This winter, a brewer, a fisherman and a farmer illuminate their work
Interviews by Amber Turpin
Illustrations by Lucy Conklin
Do you ever have beer dreams? Can you describe one?
Nightmares or good dreams? Nightmares usually involve defending my brewery from a zombie apocalypse or a beer festival with really long lines (pretty much the same thing). A good dream is that I walk into my brewery and all of the equipment is copper and looks more like Sierra Nevada.
What beer did you dream up that was just too weird to actually sell?
You can pretty much sell anything. That’s a luxury of my job. Anything I can think of we can pretty much sell. Santa Cruz is weird. Beer lovers are weird. I’m in the right business for dreaming up weird stuff.
What kind of beers do you think we’ll be drinking in 2014?
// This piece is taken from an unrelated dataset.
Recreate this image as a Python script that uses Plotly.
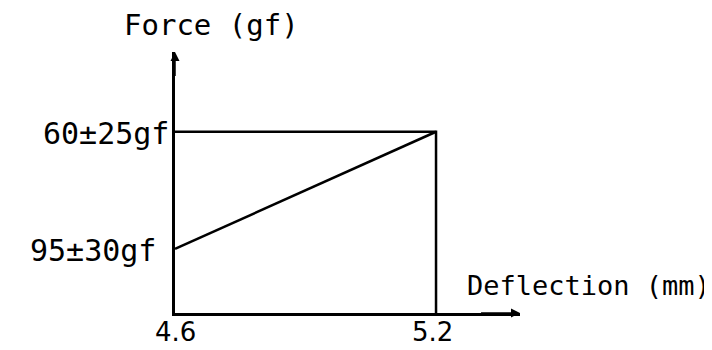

IPA. I’m always expecting a trend shift from IPA to anything else, but the IPA just never seems to lose popularity. Sour beers and wild beers are increasing, as are choices for tasty pilsners and lagers. I’ll be drink ing everything, of course. But I’m a seasonal drinker. I love the dark beers on the colder days and the light beers when it is hot.
What’s the scariest thing that’s ever happened to you while fishing?
Boats break down, the weather you can’t predict—like if you’re albacore fishing 80 miles out and weather comes up. There’s really nothing you can do… Seeing a gray whale breaching just a few feet from the boat is pretty spooky. When they breach and they come down and splash, that water can swamp the boat.
What would surprise people most about what you do?
Maybe how many hours are really involved. Like black cod fishing—you start two days before you go fishing, baiting up. Then you leave that night, set all your gear, sit there three or four hours, pull everything, come back on a 3- or 4-hour boat ride, sell everything, then you have to untangle all your lines. You don’t just run out, catch fish, then come home.
What’s your favorite fish?
I actually don’t eat fish! I’ll eat the albacore raw with some wasabi and soy sauce. On 3- or 4-day trips, you bring less food and just eat the raw fish. It’s definitely not going to get fresher than that.
What’s the most misunderstood thing about farming?
That it’s this romantic lifestyle or it’s always this idyllic pastoral world. In reality, it’s just a lot of work that never ends—a farmer’s job is never done. And it’s a very complex thing… Farming, and especially organic farming, is kind of a lifelong quest of understanding the complexities of how nature works… You’re trying to work with nature instead of against it, and limiting artificial inputs.
What do you like most about farming?
There’s always something new to discover. I don’t think I’ll ever stop learning new things about it. As we speak, I’m meeting this UC Davis professor who is digging up our dry-farmed tomatoes to see what kind of microbes are growing around their roots. The plants tend to attract different things in the soil if the soil is not irrigated or you’re fumigating it or adding chemicals and fertilizers as opposed to compost.
What’s an ideal day of farming?
It’s hard to pick one day over another, but I do enjoy when the weather combines with our past efforts and we are rewarded with the beauty and bounty… And being able to surf the same day—still having time to have fun and surf!
Amber Turpin is a food writer and baker who homesteads in Ben Lomond.